Every year for the past 15 years, Darryle Clott has helped to organize the Holocaust Educators Workshop at Viterbo University. She has been fortunate enough to have prestigious figures like Elie Wiesel and Otto Frank’s stepdaughter, Eva Schloss, speak at Viterbo. As successful as past years have been, Clott believes that this year was the most successful. “I think it was our best. We made up for not having Peter Feigl (the Holocaust survivor) by having Alexandra Zapruder.” 

Zapruder is the granddaughter of Abraham Zapruder, the man who captured the most famous camera shot of the JFK assassination. Zapruder wrote and produced “I’m Still Here” in 2005 which was nominated for two Emmy awards. Her first work was “Salvaged Pages,” a collection of memoirs of Holocaust survivors. She created the book when working at the Holocaust Museum as an intern in 2002. 

“Salvaged Pages” provides readers with journal and diary entries from Holocaust survivors, mainly teenagers. This collection of stories won her the National Jewish Book Award in the Holocaust category. One of the entries tells the first-person story of Peter Feigl. Feigl was originally scheduled to speak at Viterbo, but due to a last-minute health issue, was unable to make the flight to La Crosse. After hearing his story, anyone will understand the gravity his presence would have brought. Fortunately, he plans to return next year for the Holocaust Workshop. 

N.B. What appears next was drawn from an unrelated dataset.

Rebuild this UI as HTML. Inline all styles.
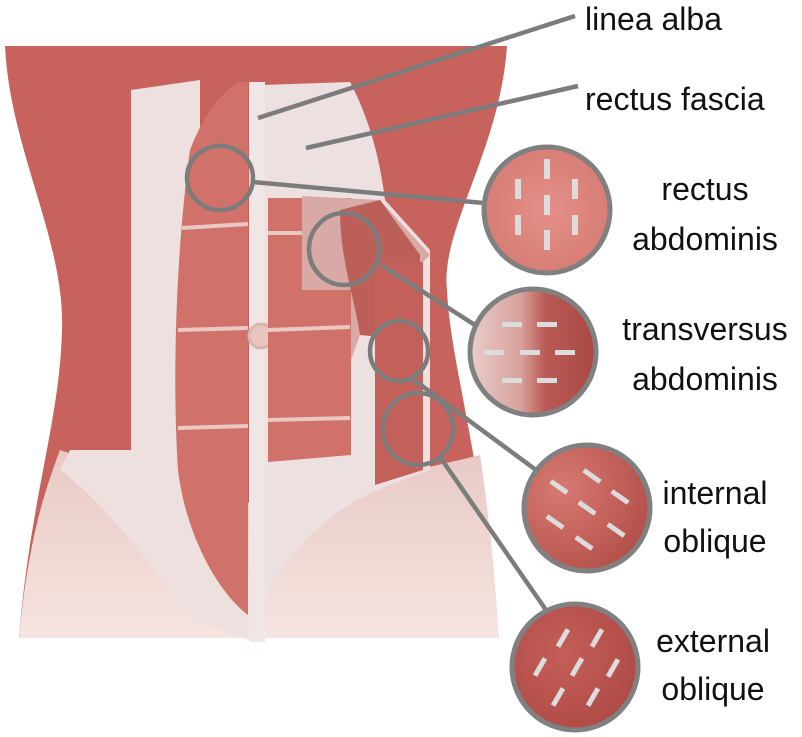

Feigl was born in Berlin in 1929 into a secular Jewish family. When Hitler came to power, Feigl and his family moved from country to country to avoid religious persecution. Tragically, they could not escape forever. In 1944, Feigl’s parents were taken to Auschwitz and murdered, leaving him to fend for himself at the age of 13. He survived by living in Le Chambon, a French village which took in 3500 Jewish refugees, and was eventually able to move to Switzerland, a neutral country during the war. After that, in 1946, he moved to the United States where he enlisted in the Air Force. Following his time in the military, he created a helicopter parts company and had great success. He has also been a very successful speaker, telling his story all over the nation. 

With Holocaust survivors increasing in age, it is critical that we help to tell their stories in any way we can. The Holocaust workshop is a great source for furthering one’s education, and Alexandra Zapruder’s speech is available on the Viterbo Ethics Facebook page.  

As Elie Wiesel once said, “to forget the dead would be akin to killing them a second time.”  Opportunities like Viterbo’s Holocaust workshop allow us to remember those who have passed away, and ensure we take action to stop hatred from taking the lives of those around us.